Measurability is actually not defined with respect to a measure but to a $\displaystyle \sigma$-field ("une tribu"). I shouldn't have said "Lebesgue measurable", it was a slight mistake... (Or I could pretend I was talking about the Lebesgue $\displaystyle \sigma$-field)

The Lebesgue measure is defined on the Borel $\displaystyle \sigma$-field ("la tribu des boréliens"). Continuous functions are measurable with respect to this $\displaystyle \sigma$-field, but there are plenty of other measurable functions. So many that it is somewhat difficult to find a non-measurable one! In fact it is not possible to build non-measurable functions (with respect to the borelian $\displaystyle \sigma$-field) without using the axiom of choice. In practice, any function is measurable, except if it was meant to be a counter-example to this property (Wink)

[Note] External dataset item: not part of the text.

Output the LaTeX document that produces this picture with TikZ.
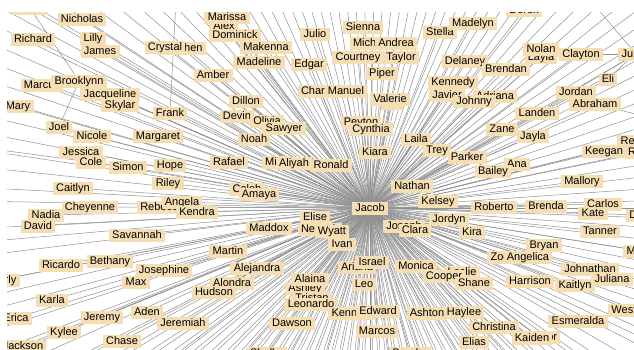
\documentclass[tikz,border=0pt]{standalone}
\usepackage{fontspec}
\setmainfont{Liberation Sans}
\pgfdeclarelayer{edges}
\pgfdeclarelayer{paper}
\pgfsetlayers{paper,edges,main}
\definecolor{lab}{RGB}{245,222,179}
\definecolor{edgec}{RGB}{145,145,145}
\tikzset{
  nm/.style={fill=lab, inner xsep=3.3pt, inner ysep=1pt, text height=8.6pt, text depth=2.4pt, font=\fontsize{11}{13}\selectfont},
  ed/.style={draw=edgec, line width=0.5pt}
}
\begin{document}
\begin{tikzpicture}[x=1pt,y=-1pt]
\begin{pgfonlayer}{paper}
\fill[white] (0,0) rectangle (634,349);
\end{pgfonlayer}
\useasboundingbox (0,0) rectangle (634,349);
\begin{scope}
\clip (7,12) rectangle (634,349);
\foreach \n/\x/\y/\t in {
 diana/30/8/Diana, nicholas/82/19/Nicholas, richard/33/39/Richard, lilly/93/38/Lilly, james/100/51/James,
 stephen/182/48/Stephen, crystal/165/47/Crystal, alex/224/26/Alex, marissa/227/17/Marissa, dominick/235/35/Dominick,
 makenna/266/47/Makenna, madeline/259/62/Madeline, amber/213/75/Amber, dillon/246/101/Dillon, frank/170/113/Frank,
 julio/315/34/Julio, edgar/309/64/Edgar, charles/320/91/Charles, manuel/346/91/Manuel, sienna/363/27/Sienna,
 michael/372/43/Michael, andrea/396/43/Andrea, courtney/358/57/Courtney, taylor/401/57/Taylor, piper/382/73/Piper,
 ian/392/103/Ian, valerie/390/99/Valerie, stella/440/32/Stella, madelyn/473/23/Madelyn, derek/524/10/Derek, layla/541/57/Layla,
 nolan/541/49/Nolan, clayton/581/54/Clayton, julian/636/54/Julian, delaney/465/61/Delaney, brendan/506/69/Brendan,
 kennedy/453/82/Kennedy, javier/447/95/Javier, adriana/495/96/Adriana, johnny/474/101/Johnny, eli/608/79/Eli,
 jordan/576/92/Jordan, abraham/595/104/Abraham, landen/537/113/Landen, joel/59/127/Joel, nicole/92/136/Nicole,
 margaret/158/136/Margaret, jessica/81/152/Jessica, cole/91/162/Cole, simon/128/167/Simon, hope/170/165/Hope,
 riley/168/183/Riley, caitlyn/73/188/Caitlyn, cheyenne/90/207/Cheyenne, rebecca/162/207/Rebecca, angela/182/202/Angela,
 kendra/197/212/Kendra, nadia/46/215/Nadia, david/38/226/David, savannah/137/235/Savannah, marcus/42/85/Marcus,
 brooklynn/79/81/Brooklynn, jacqueline/110/94/Jacqueline, skylar/120/105/Skylar, mary/18/106/Mary,
 devin/237/116/Devin, olivia/267/121/Olivia, sawyer/284/128/Sawyer, noah/254/139/Noah, rafael/229/162/Rafael,
 mia/274/162/Mia, aliyah/294/163/Aliyah, ronald/331/165/Ronald, caleb/247/189/Caleb, amaya/259/194/Amaya,
 elise/315/217/Elise, maddox/269/228/Maddox, nevaeh/320/229/Nevaeh, wyatt/332/231/Wyatt, peyton/361/122/Peyton,
 cynthia/371/129/Cynthia, kiara/375/152/Kiara, laila/416/139/Laila, trey/437/150/Trey, parker/467/157/Parker,
 nathan/412/186/Nathan, kelsey/438/201/Kelsey, jordyn/449/219/Jordyn, joseph/404/226/Joseph, clara/415/230/Clara,
 kira/472/232/Kira, zane/502/129/Zane, jayla/533/136/Jayla, reagan/640/141/Reagan, ryan/641/152/Ryan,
 keegan/604/151/Keegan, ana/517/164/Ana, bailey/493/171/Bailey, mallory/582/181/Mallory, roberto/494/207/Roberto,
 brenda/546/206/Brenda, carlos/603/204/Carlos, kate/593/213/Kate, daniel/645/215/Daniel, tanner/600/231/Tanner,
 ricardo/61/265/Ricardo, bethany/110/261/Bethany, josephine/164/270/Josephine, beverly/-2/280/Beverly, max/136/282/Max,
 karla/52/300/Karla, erica/16/318/Erica, jeremy/102/317/Jeremy, aden/147/312/Aden, kylee/64/332/Kylee,
 jackson/23/346/Jackson, chase/122/341/Chase, martin/228/251/Martin, alejandra/257/268/Alejandra, alondra/232/283/Alondra,
 hudson/214/292/Hudson, jeremiah/183/323/Jeremiah, ashley/305/288/Ashley, tristan/312/298/Tristan, alaina/310/279/Alaina,
 leonardo/311/304/Leonardo, dawson/292/323/Dawson, shelby/267/353/Shelby, ivan/342/244/Ivan, ariana/357/267/Ariana,
 israel/372/262/Israel, monica/416/266/Monica, leslie/462/272/Leslie, cooper/444/276/Cooper, shane/474/283/Shane, leo/364/284/Leo,
 kenneth/352/313/Kenneth, edward/378/311/Edward, marcos/377/331/Marcos, ashton/427/313/Ashton, haylee/464/312/Haylee,
 elias/474/342/Elias, brooke/410/353/Brooke, bryan/544/245/Bryan, zoe/500/257/Zoe, angelica/528/257/Angelica,
 mason/643/251/Mason, johnathan/590/269/Johnathan, harrison/530/281/Harrison, kaitlyn/575/285/Kaitlyn,
 juliana/612/279/Juliana, weston/630/310/Weston, esmeralda/578/321/Esmeralda, christina/494/327/Christina,
 connor/539/337/Connor, kaiden/532/338/Kaiden, jacob/370/208/Jacob}
 {\node[nm] (\n) at (\x,\y) {\t};}
\begin{pgfonlayer}{edges}
\clip (7,12) rectangle (634,349);
\foreach \n in {diana,nicholas,richard,lilly,james,stephen,crystal,marissa,alex,dominick,makenna,madeline,amber,dillon,frank,
 julio,edgar,charles,manuel,sienna,michael,andrea,courtney,taylor,piper,ian,valerie,stella,madelyn,derek,layla,nolan,clayton,
 julian,delaney,brendan,kennedy,javier,adriana,johnny,eli,jordan,abraham,landen,joel,nicole,margaret,jessica,cole,simon,
 hope,riley,caitlyn,cheyenne,rebecca,angela,kendra,nadia,david,savannah,marcus,brooklynn,jacqueline,skylar,mary,devin,
 olivia,sawyer,noah,rafael,mia,aliyah,ronald,caleb,amaya,elise,maddox,nevaeh,wyatt,peyton,cynthia,kiara,laila,trey,parker,
 nathan,kelsey,jordyn,joseph,clara,kira,zane,jayla,reagan,ryan,keegan,ana,bailey,mallory,roberto,brenda,carlos,kate,daniel,
 tanner,ricardo,bethany,josephine,beverly,max,karla,erica,jeremy,aden,kylee,jackson,chase,martin,alejandra,alondra,hudson,
 jeremiah,ashley,tristan,alaina,leonardo,dawson,shelby,ivan,ariana,israel,monica,leslie,cooper,shane,leo,kenneth,edward,marcos,
 ashton,haylee,elias,brooke,bryan,zoe,angelica,mason,johnathan,harrison,kaitlyn,juliana,weston,esmeralda,christina,connor,kaiden}
 {\draw[ed] (jacob.center) -- (\n.center);}
\foreach \a [count=\i] in {0,4,9,13,17,21,24,27,30,33,36,39,42,45,48,51,54,57,60,63,66,69,72,75,78,81,84,87,90,93,96,99,102,105,
 108,111,114,117,120,123,126,129,132,135,138,141,144,147,150,153,156,159,162,165,169,173,177,181,186,191,196,201,206,211,216,
 221,226,231,236,241,246,251,256,261,266,271,276,281,286,291,296,301,306,311,316,321,326,331,336,341,346,351,356,
 25.5,37.5,46.5,58.5,70.5,82.5,94.5,106.5,118.5,130.5,142.5,152.5,
 2,6.5,11,15,19,35,41,44,47,50,53,56,59,62,65,68,71,74,77,80,83,86,89,92,95,98,101,104,107,110,113,116,119,122,
 125,128,131,134,137,140,143,146,149,158,167,175,183,188.5,193.5,198.5,203.5,208.5,213.5,218.5,223.5,228.5,233.5,238.5,
 243.5,248.5,253.5,258.5,263.5,268.5,273.5,278.5,283.5,288.5,293.5,298.5,303.5,308.5,313.5,318.5,323.5,328.5,333.5,
 338.5,343.5,348.5,353.5,358.5}
 {\draw[ed] (jacob.center) -- ++(\a:700) coordinate (far\i);}
\coordinate (topf) at (176,0);
\coordinate (toptr) at (590,0);
\coordinate (rtr) at (660,30);
\coordinate (rtb) at (660,120);
\coordinate (lft) at (0,150);
\draw[ed] (topf) -- (frank);
\draw[ed] (diana) -- (brooklynn);
\draw[ed] (toptr) -- (julian);
\draw[ed] (clayton) -- (julian);
\draw[ed] (julian) -- (landen);
\draw[ed] (rtr) -- (eli);
\draw[ed] (rtb) -- (abraham);
\draw[ed] (brooklynn) -- (joel);
\draw[ed] (lft) -- (simon);
\end{pgfonlayer}
\end{scope}
\end{tikzpicture}
\end{document}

The counting measure is defined on the discrete $\displaystyle \sigma$-field, for which any function is measurable.

Okay, it all looks clear (Nod)

So basically, we just have to check that :
- the function is measurable
- the unfction is positive
- the integral is 1, there is no need to prove that the integral is finite.

One last question : in order to prove that a function is the pdf, is it necessary to check the other axioms of a pdf (continuity from the right, limits at + and - infinity, etc...) ?
Maybe I'm just getting confused lol... the lessons are not acquired yet ><
• Feb 7th 2009, 07:01 AM
Laurent
Quote:

Originally Posted by Moo
One last question : in order to prove that a function is the pdf, is it necessary to check the other axioms of a pdf (continuity from the right, limits at + and - infinity, etc...) ?
Maybe I'm just getting confused lol... the lessons are not acquired yet ><

To prove that a function $\displaystyle f$ is a p.d.f., depending on how it is defined, either you can simply write it as the pdf of some r.v. $\displaystyle X$: $\displaystyle f(x)=P(X\leq x)$ for every $\displaystyle x\in\mathbb{R}$, otherwise you have to check that $\displaystyle f$ is increasing, right-continuous, and with respective limits 0 and 1 at $\displaystyle -\infty$ and $\displaystyle +\infty$, that's all.